On Mon, 18 Oct 2021, Michal Hocko wrote:
> From: Michal Hocko <mhocko@xxxxxxxx>
>
> vmalloc historically hasn't supported GFP_NO{FS,IO} requests because
> page table allocations do not support externally provided gfp mask
> and performed GFP_KERNEL like allocations.
>
> Since few years we have scope (memalloc_no{fs,io}_{save,restore}) APIs
> to enforce NOFS and NOIO constrains implicitly to all allocators within
> the scope. There was a hope that those scopes would be defined on a
> higher level when the reclaim recursion boundary starts/stops (e.g. when
> a lock required during the memory reclaim is required etc.). It seems
> that not all NOFS/NOIO users have adopted this approach and instead
> they have taken a workaround approach to wrap a single [k]vmalloc
> allocation by a scope API.
>
> These workarounds do not serve the purpose of a better reclaim recursion
> documentation and reduction of explicit GFP_NO{FS,IO} usege so let's
> just provide them with the semantic they are asking for without a need
> for workarounds.
>
> Add support for GFP_NOFS and GFP_NOIO to vmalloc directly. All internal
> allocations already comply with the given gfp_mask. The only current
> exception is vmap_pages_range which maps kernel page tables. Infer the
> proper scope API based on the given gfp mask.
>
> Signed-off-by: Michal Hocko <mhocko@xxxxxxxx>
> ---
> mm/vmalloc.c | 22 ++++++++++++++++++++--
> 1 file changed, 20 insertions(+), 2 deletions(-)
>
> diff --git a/mm/vmalloc.c b/mm/vmalloc.c
> index d77830ff604c..7455c89598d3 100644
> --- a/mm/vmalloc.c
> +++ b/mm/vmalloc.c
> @@ -2889,6 +2889,8 @@ static void *__vmalloc_area_node(struct vm_struct *area, gfp_t gfp_mask,
> unsigned long array_size;
> unsigned int nr_small_pages = size >> PAGE_SHIFT;
> unsigned int page_order;
> + unsigned int flags;
> + int ret;
>
> array_size = (unsigned long)nr_small_pages * sizeof(struct page *);
> gfp_mask |= __GFP_NOWARN;
> @@ -2930,8 +2932,24 @@ static void *__vmalloc_area_node(struct vm_struct *area, gfp_t gfp_mask,
> goto fail;
> }
>
> - if (vmap_pages_range(addr, addr + size, prot, area->pages,
> - page_shift) < 0) {
> + /*
> + * page tables allocations ignore external gfp mask, enforce it
> + * by the scope API
> + */
> + if ((gfp_mask & (__GFP_FS | __GFP_IO)) == __GFP_IO)
> + flags = memalloc_nofs_save();
> + else if (!(gfp_mask & (__GFP_FS | __GFP_IO)))

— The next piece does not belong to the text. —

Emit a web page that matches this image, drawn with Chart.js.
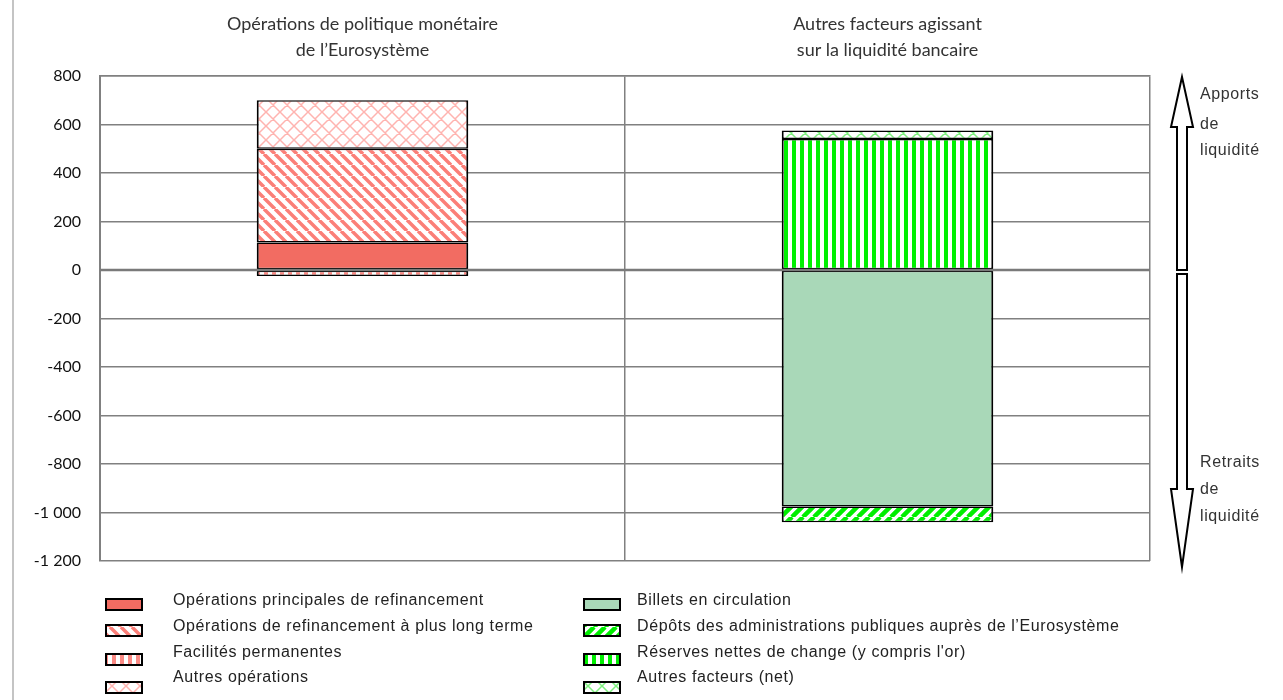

I would *much* rather this were written

else if ((gfp_mask & (__GFP_FS | __GFP_IO)) == 0)

so that the comparison with the previous test is more obvious. Ditto
for similar code below.
It could even be

switch (gfp_mask & (__GFP_FS | __GFP_IO)) {
case __GFP__IO: flags = memalloc_nofs_save(); break;
case 0: flags = memalloc_noio_save(); break;
}

But I'm not completely convinced that is an improvement.

In terms of functionality this looks good.
Thanks,
NeilBrown


> + flags = memalloc_noio_save();
> +
> + ret = vmap_pages_range(addr, addr + size, prot, area->pages,
> + page_shift);
> +
> + if ((gfp_mask & (__GFP_FS | __GFP_IO)) == __GFP_IO)
> + memalloc_nofs_restore(flags);
> + else if (!(gfp_mask & (__GFP_FS | __GFP_IO)))
> + memalloc_noio_restore(flags);
> +
> + if (ret < 0) {
> warn_alloc(gfp_mask, NULL,
> "vmalloc error: size %lu, failed to map pages",
> area->nr_pages * PAGE_SIZE);
> --
> 2.30.2
>
>